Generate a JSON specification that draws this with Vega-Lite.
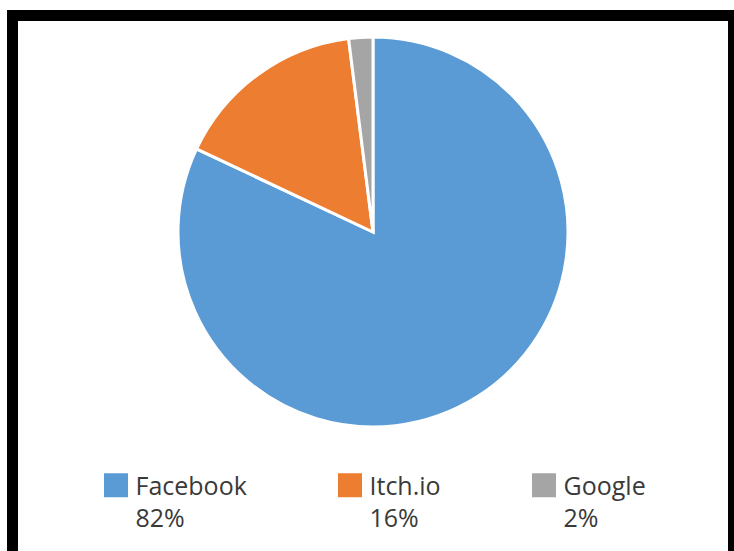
{
  "$schema": "https://vega.github.io/schema/vega-lite/v6.json",
  "autosize": "none",
  "width": 721,
  "height": 560,
  "padding": {"left": 12.5, "top": 15.5, "right": 0, "bottom": 0},
  "background": "white",
  "config": {
    "view": {"stroke": "black", "strokeWidth": 11, "fill": "white"},
    "style": {"guide-label": {"lineHeight": 32, "dy": 2}}
  },
  "data": {
    "values": [
      {"source": "Facebook", "share": 82},
      {"source": "Itch.io", "share": 16},
      {"source": "Google", "share": 2}
    ]
  },
  "mark": {"type": "arc", "outerRadius": 195, "stroke": "white", "strokeWidth": 3},
  "encoding": {
    "theta": {"field": "share", "type": "quantitative", "stack": true},
    "y": {"datum": 0.6134, "type": "quantitative", "scale": {"domain": [0, 1]}, "axis": null},
    "color": {
      "field": "source",
      "type": "nominal",
      "sort": ["Facebook", "Itch.io", "Google"],
      "scale": {"domain": ["Facebook", "Itch.io", "Google"], "range": ["#5B9BD5", "#ED7D31", "#A5A5A5"]},
      "legend": {
        "title": null,
        "orient": "none",
        "legendX": 91,
        "legendY": 457,
        "direction": "horizontal",
        "padding": 0,
        "symbolType": "square",
        "symbolSize": 576,
        "symbolStrokeWidth": 0,
        "symbolOpacity": 1,
        "labelFont": "Open Sans",
        "labelFontSize": 25,
        "labelColor": "#3a3a3a",
        "labelOffset": 7,
        "labelLimit": 300,
        "columnPadding": 90,
        "labelExpr": "[datum.label, datum.label == 'Facebook' ? '82%' : datum.label == 'Itch.io' ? '16%' : '2%']"
      }
    },
    "order": {"field": "share", "sort": "descending"}
  }
}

........

• Directions:
Repeat the data exactly, excluding the pictures.

• Final result:
Generate a JSON specification that draws this with Vega-Lite.
{
  "$schema": "https://vega.github.io/schema/vega-lite/v6.json",
  "autosize": "none",
  "width": 721,
  "height": 560,
  "padding": {"left": 12.5, "top": 15.5, "right": 0, "bottom": 0},
  "background": "white",
  "config": {
    "view": {"stroke": "black", "strokeWidth": 11, "fill": "white"},
    "style": {"guide-label": {"lineHeight": 32, "dy": 2}}
  },
  "data": {
    "values": [
      {"source": "Facebook", "share": 82},
      {"source": "Itch.io", "share": 16},
      {"source": "Google", "share": 2}
    ]
  },
  "mark": {"type": "arc", "outerRadius": 195, "stroke": "white", "strokeWidth": 3},
  "encoding": {
    "theta": {"field": "share", "type": "quantitative", "stack": true},
    "y": {"datum": 0.6134, "type": "quantitative", "scale": {"domain": [0, 1]}, "axis": null},
    "color": {
      "field": "source",
      "type": "nominal",
      "sort": ["Facebook", "Itch.io", "Google"],
      "scale": {"domain": ["Facebook", "Itch.io", "Google"], "range": ["#5B9BD5", "#ED7D31", "#A5A5A5"]},
      "legend": {
        "title": null,
        "orient": "none",
        "legendX": 91,
        "legendY": 457,
        "direction": "horizontal",
        "padding": 0,
        "symbolType": "square",
        "symbolSize": 576,
        "symbolStrokeWidth": 0,
        "symbolOpacity": 1,
        "labelFont": "Open Sans",
        "labelFontSize": 25,
        "labelColor": "#3a3a3a",
        "labelOffset": 7,
        "labelLimit": 300,
        "columnPadding": 90,
        "labelExpr": "[datum.label, datum.label == 'Facebook' ? '82%' : datum.label == 'Itch.io' ? '16%' : '2%']"
      }
    },
    "order": {"field": "share", "sort": "descending"}
  }
}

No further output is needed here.